We also now have the ability to manufacture the ball nut with the internal pre-load all in one step, which helps to minimize backlash. What we do is grind half the number of circuits on the ball nut then internally shift the lead and continue grinding the remaining circuits on a CNC grinding machine. This capability helps to improve the performance of the ball nut from a stiffness standpoint and results in lower torque values.
Q: Is there really such a thing as "zero" backlash?
A: Zero backlash probably needs to be defined a little better. I can produce a ball screw for a given application that has an operating load of, say, 100 lb. I can put a 30-lb preload into the assembly and eliminate the clearance between the screw and the ballnut. However, under load, some lost motion will be experienced, depending on the "spring rate" of the assembly and the load being generated when the load is reversed. Therefore, if we define backlash as "lost motion" of an assembly, then there is no zero backlash. Engineers must keep in mind the fact that minimizing backlash is very application dependent.
Q: Do you see the trend toward greater integration of linear motion components into a complete system continuing, and what are the benefits to design engineers?
A: Actually, I think we're beyond the trend phase today, it's now a business model for manufacturers. There's no question that the systems approach to providing solutions will continue to develop simply because of the tremendous time and cost savings associated with it. And what we're seeing is going well beyond the mere integration of mechanical components. In supplying complete solutions today, the mechanical people are getting married to the electrical people and creating alliances that bring powerful solutions to the end customer.
Q: Can you give us a sneak preview of some of the technology developments for ball screws looming on the horizon?
A: Certainly in the future we are going to higher travel speeds and accuracies, and I wouldn't be a bit surprised to see a smart ball screw. Obviously, such a concept poses specific challenges that still need to be worked out, but this industry has proven itself over time to be very creative and forward-looking.

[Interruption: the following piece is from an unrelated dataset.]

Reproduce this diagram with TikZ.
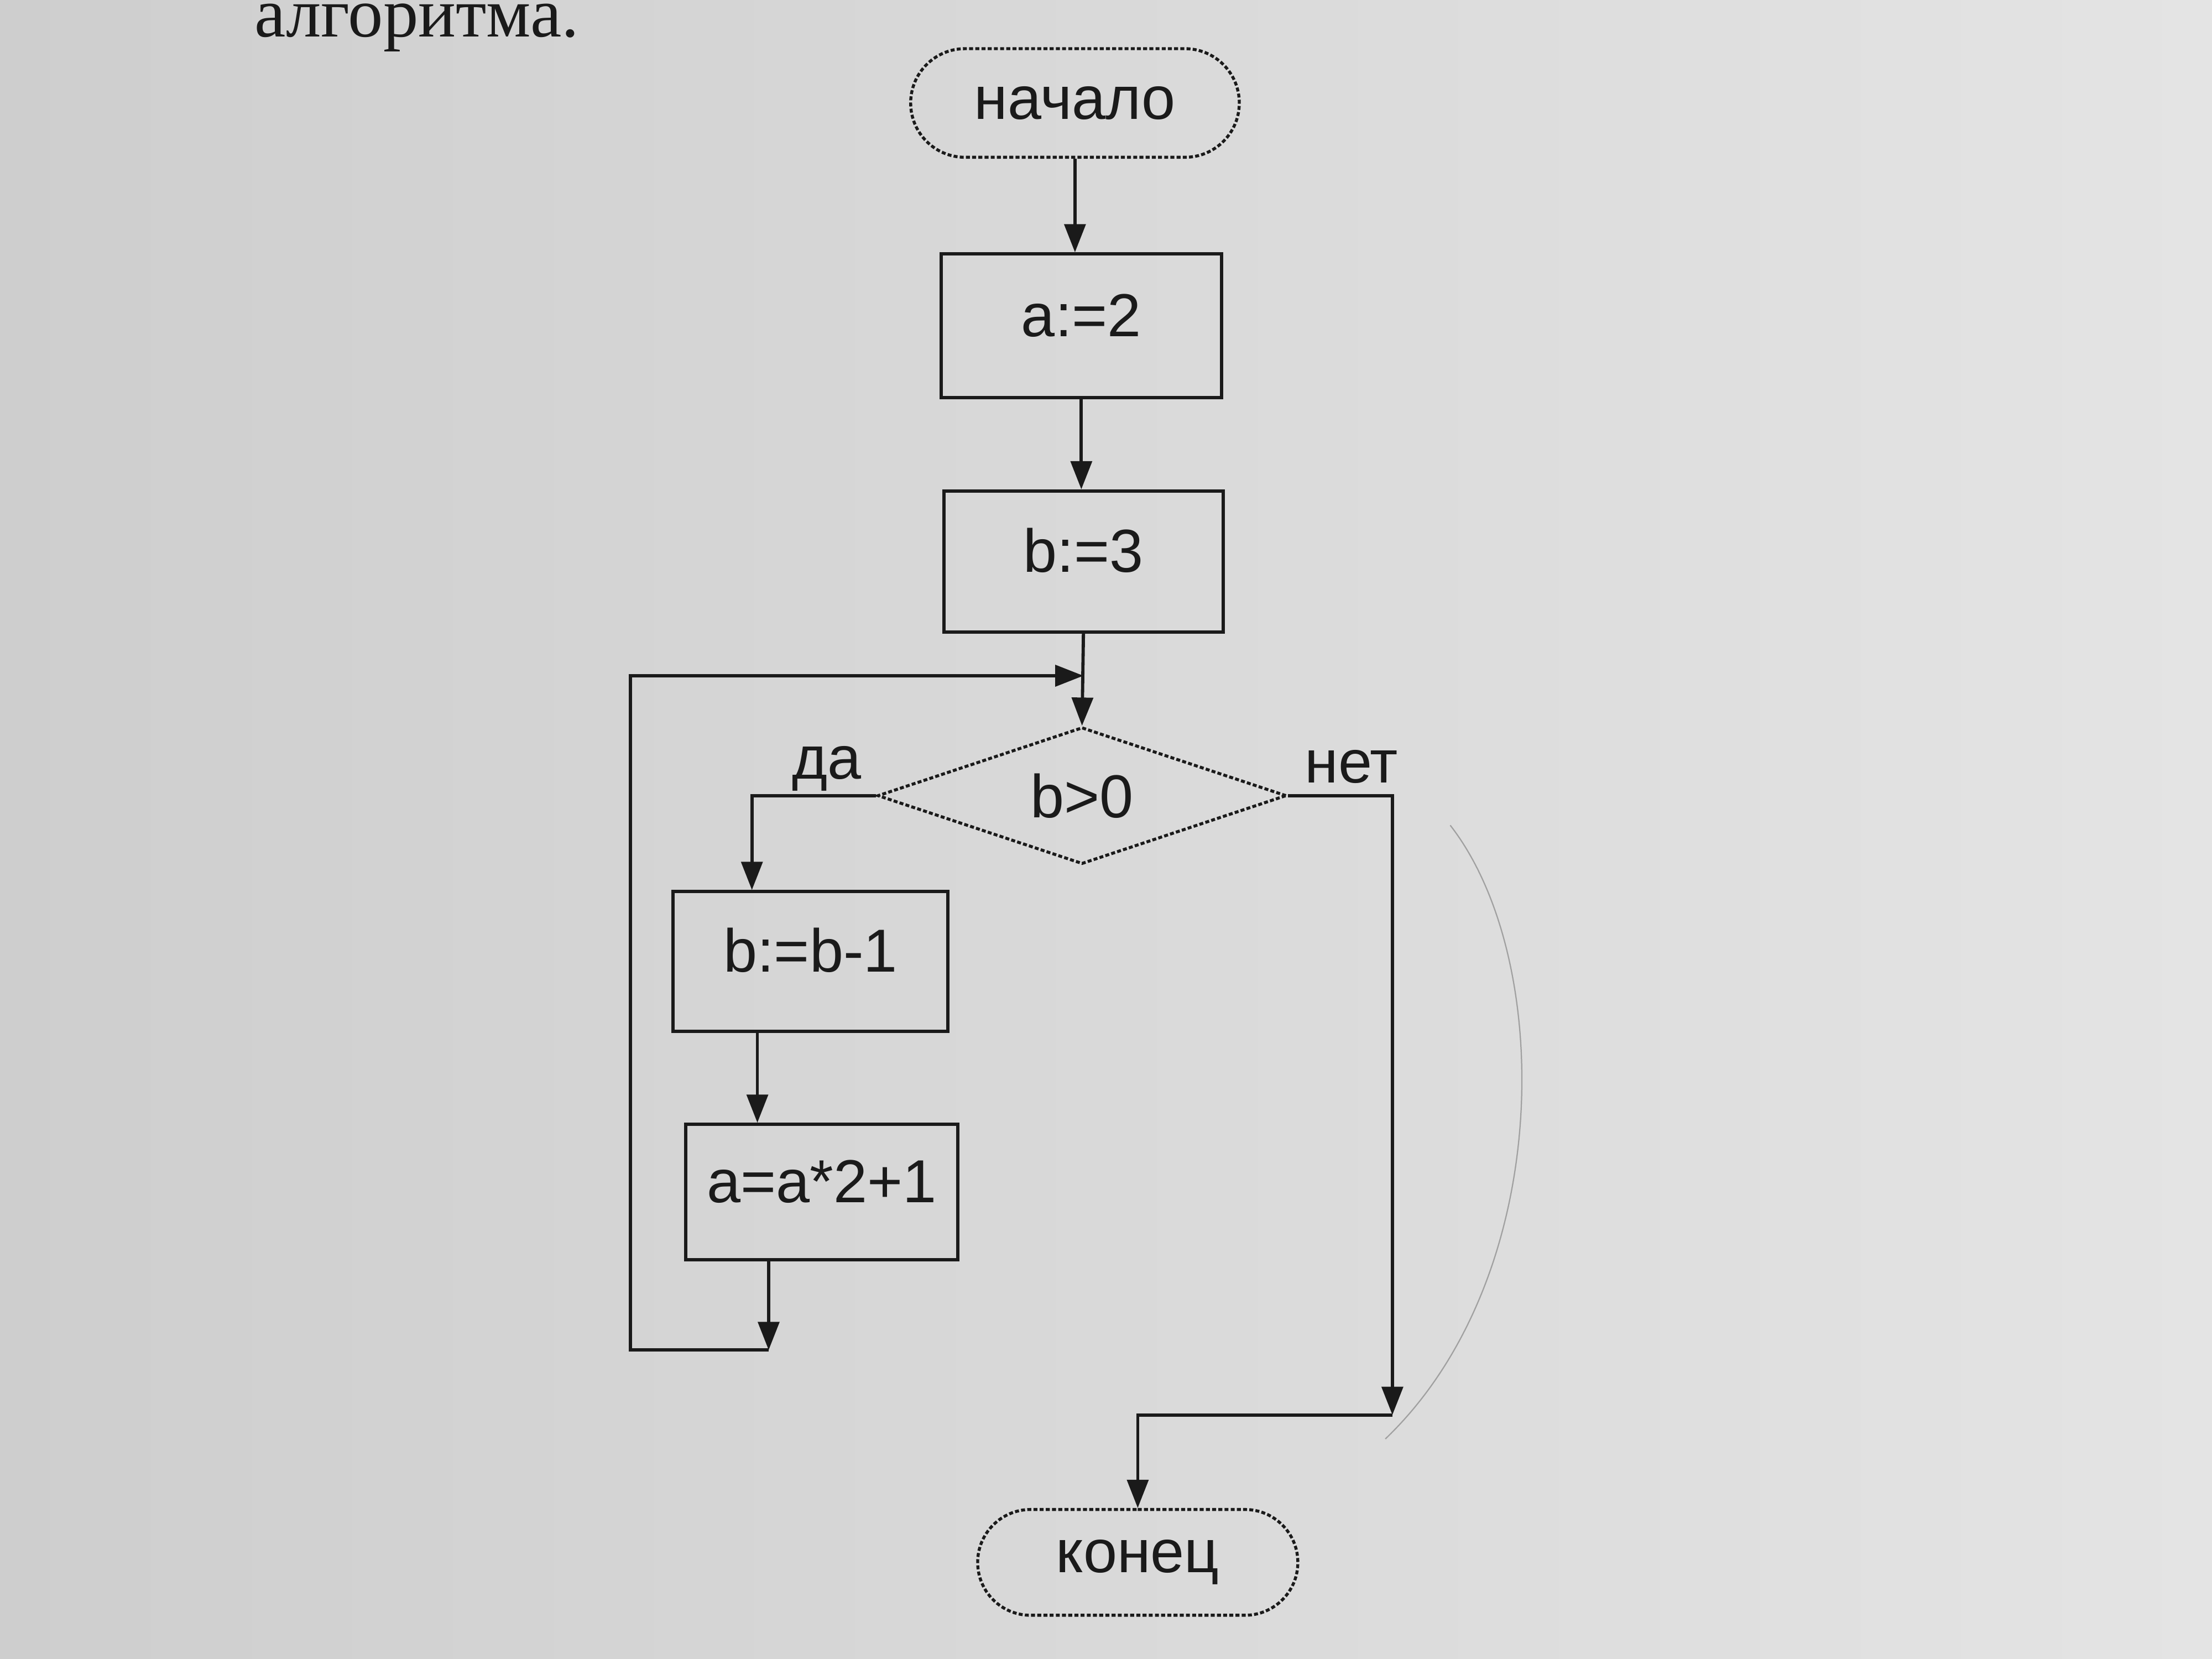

'Ball screw cost, accuracy keep improving' Joseph H. Nook Jr. founded Nook Industries in Beachwood, OH, in 1969 to provide stocking and machining services for ball screws made by the General Motors Steering Gear Division. This early role enabled Nook to gain the technical expertise needed to enter into the design and manufacturing of linear motion and power transmission products. The firm then added manufacturing capabilities and expanded into linear technologies based on thread-rolling, including ball screws, acme screws, and worm gear actuators. Soon after, the company added linear bearing systems and components. Nook recently received recognition as a "Family Firm of Distinction" from Case Western Reserve University's Weatherhead School of Management.